Further evidence from cognitive neuroscience suggests that the integration of lyrics and melodies occurs at an early stage of neural processing and that, even when attention is paid to the words, the melody still has an influence on input processing (Gordon et al., 2010; Sammler et al., 2010). The design and results of the present study do not allow us to identify whether the beneficial effects of singing in this listen-and-repeat, paired-associate foreign language learning paradigm were due to correlated pitch cues, integrated encoding of lyrics and melodies, or other possible factors (such as increased attention), but it seems likely that a variety of factors may have come into play, which will need to be delineated in further research.
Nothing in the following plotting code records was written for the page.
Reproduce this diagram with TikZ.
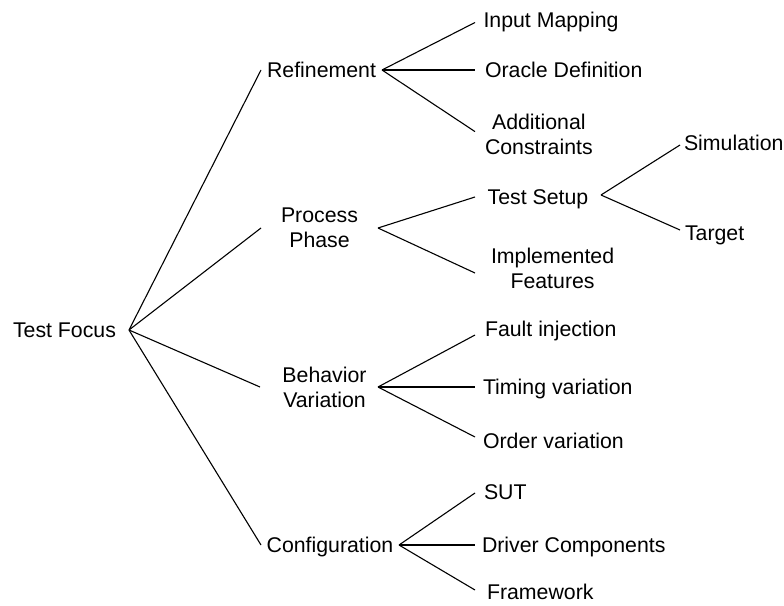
\documentclass[tikz,border=0pt]{standalone}
\usepackage{fontspec}
\setmainfont{Liberation Sans}
\begin{document}
\begin{tikzpicture}[x=1pt,y=-1pt,
  every node/.style={font=\fontsize{21.3}{25}\selectfont, inner sep=0pt, outer sep=0pt, text=black},
  one/.style={text height=15.3pt, text depth=0pt},
  two/.style={align=center},
  leaf/.style={anchor=west, inner xsep=10pt},
  link/.style={line width=1.1pt, black}]
\useasboundingbox (0,0) rectangle (784,605);
% root and first level
\node[one, minimum width=129pt] (tf) at (64.5,330) {Test Focus};
\node[one, minimum width=121pt] (ref) at (321.5,70) {Refinement};
\node[two, minimum width=117pt] (pp) at (319.5,228) {Process\\Phase};
\node[two, minimum width=117pt] (bv) at (324.5,387) {Behavior\\Variation};
\node[one, minimum width=138pt] (cfg) at (330,545) {Configuration};
% leaves of Refinement
\node[one, leaf, inner xsep=8.5pt] (im) at (475,19.5) {Input Mapping};
\node[one, leaf] (od) at (475,70) {Oracle Definition};
\node[two, leaf] (ac) at (475,134.6) {Additional\\Constraints};
% Process Phase
\node[one, minimum width=126pt] (ts) at (538,197) {Test Setup};
\node[two, leaf, inner xsep=16pt] (ifeat) at (475,268.5) {Implemented\\Features};
\node[one, leaf, inner xsep=4pt] (sim) at (680,143) {Simulation};
\node[one, leaf, inner xsep=5pt] (tgt) at (680,233) {Target};
% Behavior Variation
\node[one, leaf] (fi) at (475,329) {Fault injection};
\node[one, leaf, inner xsep=8pt] (tv) at (475,387) {Timing variation};
\node[one, leaf, inner xsep=8pt] (ov) at (475,441) {Order variation};
% Configuration
\node[one, leaf, inner xsep=9pt] (sut) at (475,492) {SUT};
\node[one, leaf, inner xsep=7pt] (dc) at (475,545) {Driver Components};
\node[one, leaf, inner xsep=12pt] (fw) at (475,592) {Framework};
% connectors
\draw[link] (tf.east) -- (ref.west);
\draw[link] (tf.east) -- (pp.west);
\draw[link] (tf.east) -- ([xshift=-6pt]bv.west);
\draw[link] (tf.east) -- (cfg.west);
\draw[link] (ref.east) -- ([yshift=-3pt]im.west);
\draw[link] (ref.east) -- (od.west);
\draw[link] (ref.east) -- ([yshift=3pt]ac.west);
\draw[link] (pp.east) -- (ts.west);
\draw[link] (pp.east) -- ([yshift=-4.5pt]ifeat.west);
\draw[link] ([yshift=2pt]ts.east) -- ([yshift=-2pt]sim.west);
\draw[link] ([yshift=2pt]ts.east) -- ([yshift=3pt]tgt.west);
\draw[link] ([xshift=-5pt]bv.east) -- ([yshift=-6pt]fi.west);
\draw[link] ([xshift=-5pt]bv.east) -- (tv.west);
\draw[link] ([xshift=-5pt]bv.east) -- ([yshift=4pt]ov.west);
\draw[link] (cfg.east) -- ([yshift=-1pt]sut.west);
\draw[link] (cfg.east) -- (dc.west);
\draw[link] (cfg.east) -- ([yshift=2pt]fw.west);
\end{tikzpicture}
\end{document}
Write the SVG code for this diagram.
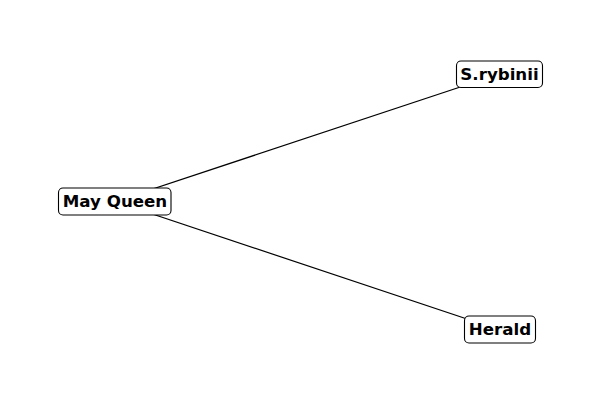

One important aspect of this study was the fact that the learning paradigm and tests assessed both participants’ L2 understanding of and verbatim use of the new linguistic material, rather than employing a nonsense-word paradigm. It is also important to note that learning via singing showed a direct transfer to speaking skills, since all participants were tested on their spoken Hungarian skills, regardless of the learning condition. Finally, the Hungarian language provided a robust test environment for our hypothesis: This language was unfamiliar to all of the participants before the experiment and has a different sound system and syntactic structures than English or the Germanic and Romance language families, as well as very few lexical cognates with those languages.
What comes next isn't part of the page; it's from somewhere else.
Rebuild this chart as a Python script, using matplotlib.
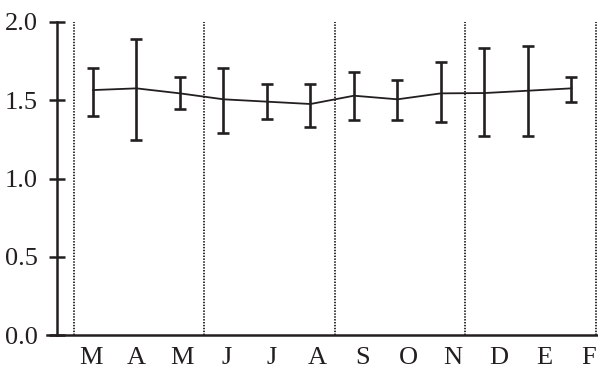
import numpy as np
import matplotlib.pyplot as plt

months = ['M', 'A', 'M', 'J', 'J', 'A', 'S', 'O', 'N', 'D', 'E', 'F']
means = [1.565, 1.576, 1.544, 1.506, 1.491, 1.476, 1.529, 1.506, 1.544, 1.546, 1.561, 1.576]
upper = [1.704, 1.889, 1.646, 1.704, 1.604, 1.604, 1.679, 1.629, 1.747, 1.832, 1.847, 1.646]
lower = [1.401, 1.246, 1.446, 1.289, 1.378, 1.331, 1.374, 1.374, 1.359, 1.274, 1.274, 1.491]
yticks = [0.0, 0.5, 1.0, 1.5, 2.0]

ink = '#231f20'
plt.rcParams['font.family'] = ['Liberation Serif', 'DejaVu Serif']

x = np.arange(len(months))
m = np.array(means)
yerr = [m - np.array(lower), np.array(upper) - m]

fig = plt.figure(figsize=(5.98, 3.70), dpi=100)
ax = fig.add_axes([47/598, 35/370, 551/598, 313/370])

ax.errorbar(x, m, yerr=yerr, color=ink, lw=1.3, elinewidth=1.9,
            capsize=4.3, capthick=1.9)

# season separators
for xv in np.arange(-0.44, 12, 3):
    ax.axvline(xv, color=ink, lw=1.3, ls=(0, (0.8, 0.8)))

ax.set_xlim(-1.057, 11.61)
ax.set_ylim(0, 2.0)

ax.spines['top'].set_visible(False)
ax.spines['right'].set_visible(False)
ax.spines['left'].set_position(('data', -0.83))
for s in ['left', 'bottom']:
    ax.spines[s].set_linewidth(1.8)
    ax.spines[s].set_color(ink)

ax.set_yticks(yticks)
ax.set_yticklabels(['%.1f' % v for v in yticks])
ax.tick_params(axis='y', direction='inout', length=11, width=1.8, color=ink,
               labelsize=19, labelcolor=ink, pad=8)

ax.set_xticks(x * 1.041 - 0.046)
ax.set_xticklabels(months)
ax.tick_params(axis='x', length=0, labelsize=19, labelcolor=ink, pad=8.5)

fig.savefig('out.png', dpi=100)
We found some evidence that semantic learning took place in this experiment, since the Hungarian conversation task involved selecting the most appropriate L2 phrase to use in the conversational context, and the Hungarian production task involved matching an English phrase, which would have been understood semantically, with the correct L2 phrase. In addition, the multiple-choice vocabulary test involved isolating the meaning of individual Hungarian words (most of which needed to be extracted from the entire phrases used in the learning sessions), and the English recall test also involved matching the correct English phrase with L2 phrases, indicating the strong likelihood of some semantic understanding. However, further work will be needed in order to investigate the extent of semantic learning that is possible via a sung presentation; this was not the aim of the present experiment.

In summary, the present results suggest that the benefits of singing in foreign language learning are greatest for spoken recall in the new language, including after a delay of 20 min. We believe that these results are relevant for educational practice, not least because, despite educators reporting for many years that music can support word learning in the foreign language classroom (e.g., Medina, 1993), this is the first study to show a benefit for a musical presentation method using a randomized, controlled, experimental design. Such empirical evidence also opens up interesting research avenues for further experimental work, such as exploring the potential links between prosody and melody; examining the stages of encoding, rehearsal, and retrieval in more detail; exploring the neural mechanisms in more depth; and investigating the benefits of singing in a foreign language for classroom learning and for educational practice at a range of age and skill levels.